How beta is measured in stocks
Beta measures the correlation between the movement of one stock and the general market. A beta of 1 indicates that the stock has the exact same movement as the broader market it will have a beta of 1. That means that when the market moves 1%, the stock is also expected to move 1% in the same direction.
If a stock has a beta of 0, that means that it is expected to move in the opposite direction of the broader market. For instance, if the stock market goes up by 1%, the stock is expected to go down by 1%.
A stock with a beta of 2 is expected to move twice as much as the broader market in the same direction. So if the stock market goes up by 1%, a 2 beta stock will be expected to go up by 2%.
What are high beta stocks?
High beta stocks are stocks that are considered to follow the market’s movement but are more volatile than the market.
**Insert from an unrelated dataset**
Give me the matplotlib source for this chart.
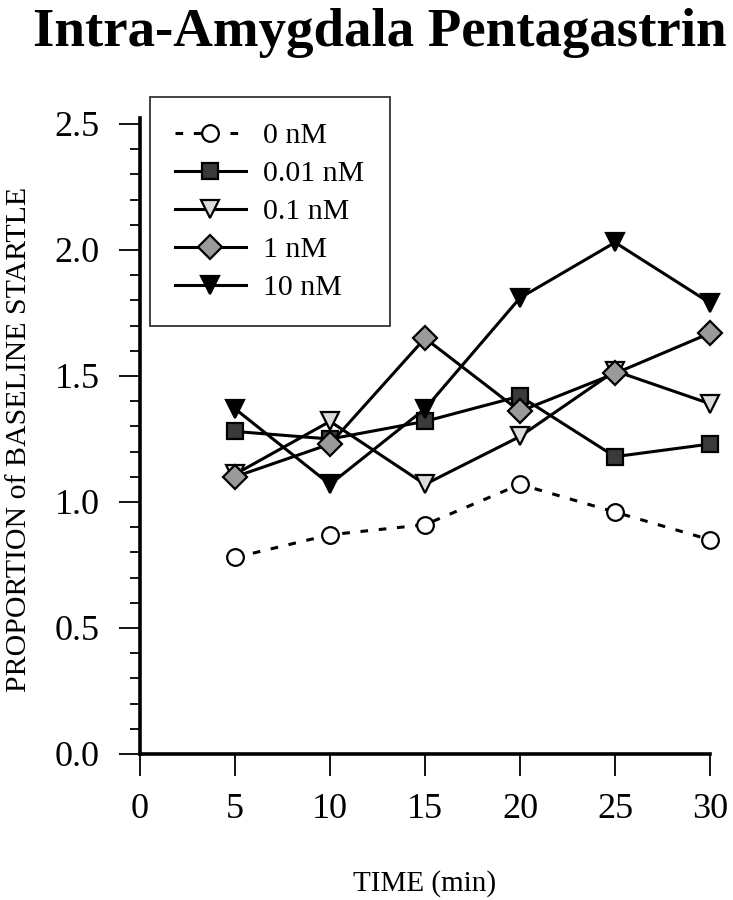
import matplotlib
matplotlib.use("Agg")
import matplotlib.pyplot as plt
from matplotlib.ticker import MultipleLocator, FormatStrFormatter

plt.rcParams['font.family'] = ['Liberation Serif', 'DejaVu Serif']

time = [5, 10, 15, 20, 25, 30]
labels = ["0 nM", "0.01 nM", "0.1 nM", "1 nM", "10 nM"]
v0 = [0.78, 0.87, 0.91, 1.07, 0.96, 0.85]
v001 = [1.28, 1.25, 1.32, 1.42, 1.18, 1.23]
v01 = [1.11, 1.32, 1.07, 1.26, 1.52, 1.39]
v1 = [1.10, 1.23, 1.65, 1.36, 1.51, 1.67]
v10 = [1.37, 1.07, 1.37, 1.81, 2.03, 1.79]

series = [v0, v001, v01, v1, v10]
markers = ['o', 's', 'v', 'D', 'v']
faces = ['white', '#3a3a3a', '#dcdcdc', '#9a9a9a', 'black']
styles = [(0, (2.5, 3.5)), '-', '-', '-', '-']
msizes = [12, 12, 13, 12, 13]

fig = plt.figure(figsize=(7.33, 9.0), dpi=100)
ax = fig.add_axes([140/733, 1-754/900, 570/733, 630/900])

handles = []
for vals, m, fc, ls, ms, lab in zip(series, markers, faces, styles, msizes, labels):
    h, = ax.plot(time, vals, linestyle=ls, color='black', lw=2.2, marker=m,
                 markersize=ms, markerfacecolor=fc, markeredgecolor='black',
                 markeredgewidth=1.6, label=lab, clip_on=False)
    handles.append(h)

ax.set_xlim(0, 30)
ax.set_ylim(0, 2.5)
ax.set_xticks([0, 5, 10, 15, 20, 25, 30])
ax.yaxis.set_major_locator(MultipleLocator(0.5))
ax.yaxis.set_minor_locator(MultipleLocator(0.1))
ax.yaxis.set_major_formatter(FormatStrFormatter('%.1f'))
for s in ['top', 'right']:
    ax.spines[s].set_visible(False)
for s in ['left', 'bottom']:
    ax.spines[s].set_linewidth(2.6)
ax.spines['left'].set_bounds(0, 2.525)
ax.tick_params(axis='x', which='major', length=16, width=1.3, direction='out',
               labelsize=26, pad=12)
ax.tick_params(axis='y', which='major', length=15, width=1.3, direction='out',
               labelsize=26, pad=14)
ax.tick_params(axis='y', which='minor', length=7, width=1.3, direction='out')

ax.set_xlabel("TIME (min)", fontsize=21, labelpad=32)
ax.set_ylabel("PROPORTION of BASELINE STARTLE", fontsize=21.5, labelpad=16)

fig.text(380/733, 0.963, "Intra-Amygdala Pentagastrin", ha='center', va='center',
         fontsize=39.5, fontweight='bold')

leg = ax.legend(handles=handles, loc='upper left',
                bbox_to_anchor=(150/733, 1-97/900), bbox_transform=fig.transFigure,
                fontsize=21.5, frameon=True, fancybox=False, edgecolor='black',
                handlelength=2.35, handletextpad=0.6, labelspacing=0.37,
                borderpad=0.85, borderaxespad=0)
leg.get_frame().set_linewidth(1.3)

fig.savefig("out.png", dpi=100)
A high beta stock has a beta of greater than 1.5, which means it is more volatile than the market. A low beta stock has a beta of less than one, which means it is less volatile than the market.
What is considered high beta in stocks?
High beta stocks are usually stocks with a beta of over 1.5. That means that if the market goes up by 1%, the stock will go up by 1.5%.
They tend to go up when the market goes up, but they also go down when the market goes down. That being said, they have the potential to outperform the market in a bull market, but they are also expected to underperform during bear markets.
High beta essentially just means higher volatility and movement relative to the market. A high beta stock also shows that its movement is positively correlated with the general direction of the market. Volatility means that the stock price is more likely to go up and down by large amounts within a shorter time period.
How high beta stocks work
The way high beta stocks work is if it is higher than one, it means that the stock moves more than the broader market. It essentially means that the stock correlation to the broader market is positive.
The key takeaway is that the stock moves in tandem with the market. In simple terms, high beta stocks are more volatile than the market.
Advantages of high beta stocks
The main advantage of high beta stocks is that they tend to move higher when the market moves higher. The reason for this occurrence is that high beta stocks are generally more volatile than the market as a whole.
This can be seen as an advantage because it means that these stocks have the potential to generate larger returns than the market. This advantage is supported during bull markets.
These markets are the best times to buy high beta stocks as they will usually outperform the market. High beta stocks can be anything from small-cap stocks to tech stocks. These are the types of stocks that will see the biggest gains during a bull market.
Risks of high beta stocks
When the broader market declines, high beta stocks decline even more. This is because they are more volatile than the market as a whole. This is a major disadvantage because it means that these stocks have the potential to generate larger losses than the market.
This risk is amplified during bear markets. These markets are the worst times to buy high beta stocks as they will usually underperform the market. This means it might be a good idea to stay away from these types of investments, especially if volatility is something you are trying to avoid.
What is a good beta for a stock?
A good beta for a stock depends on your investment goals. If you are looking for stability, a low beta stock might be a good choice. If you are looking for growth, a high beta stock might be a good choice. It is important to remember that beta is just one factor to consider when making investment decisions. You should always evaluate each investment with a sound thesis.
Is a high beta good for a stock?
Yes, but only in a bull market. This is because the probability of outperforming the market is higher. When the sentiment is positive, these high beta stocks will likely see gains. However, there are always exceptions to this case.
Remember that guarantees are not given in the stock market, and beta is calculated based on historical performance. Additionally, past results do not indicate future returns.
However, bull markets amplify the potential for gains in these types of stocks.
Do high beta stocks outperform?
High beta stocks do have the potential to outperform the market, especially during bull markets and expansionary business cycles. But this is only when market sentiment is positive, or in other words, during bull markets.
These are times when the market is seeing gains and everyone is optimistic. So, yes, high beta stocks have the potential to outperform during bull markets.
Beta might sound like a tricky term that only the most sophisticated investors know, but it's quite simple.
Higher beta = higher correlation to the market movement
Higher beta = higher expected returns in bull markets
More than one is considered high beta. Don't overcomplicate it! Now that you know what high beta stocks are, should you buy them? That decision is up to you and your investment goals. But remember that the bulls will likely help high beta stocks rise even higher than the general market.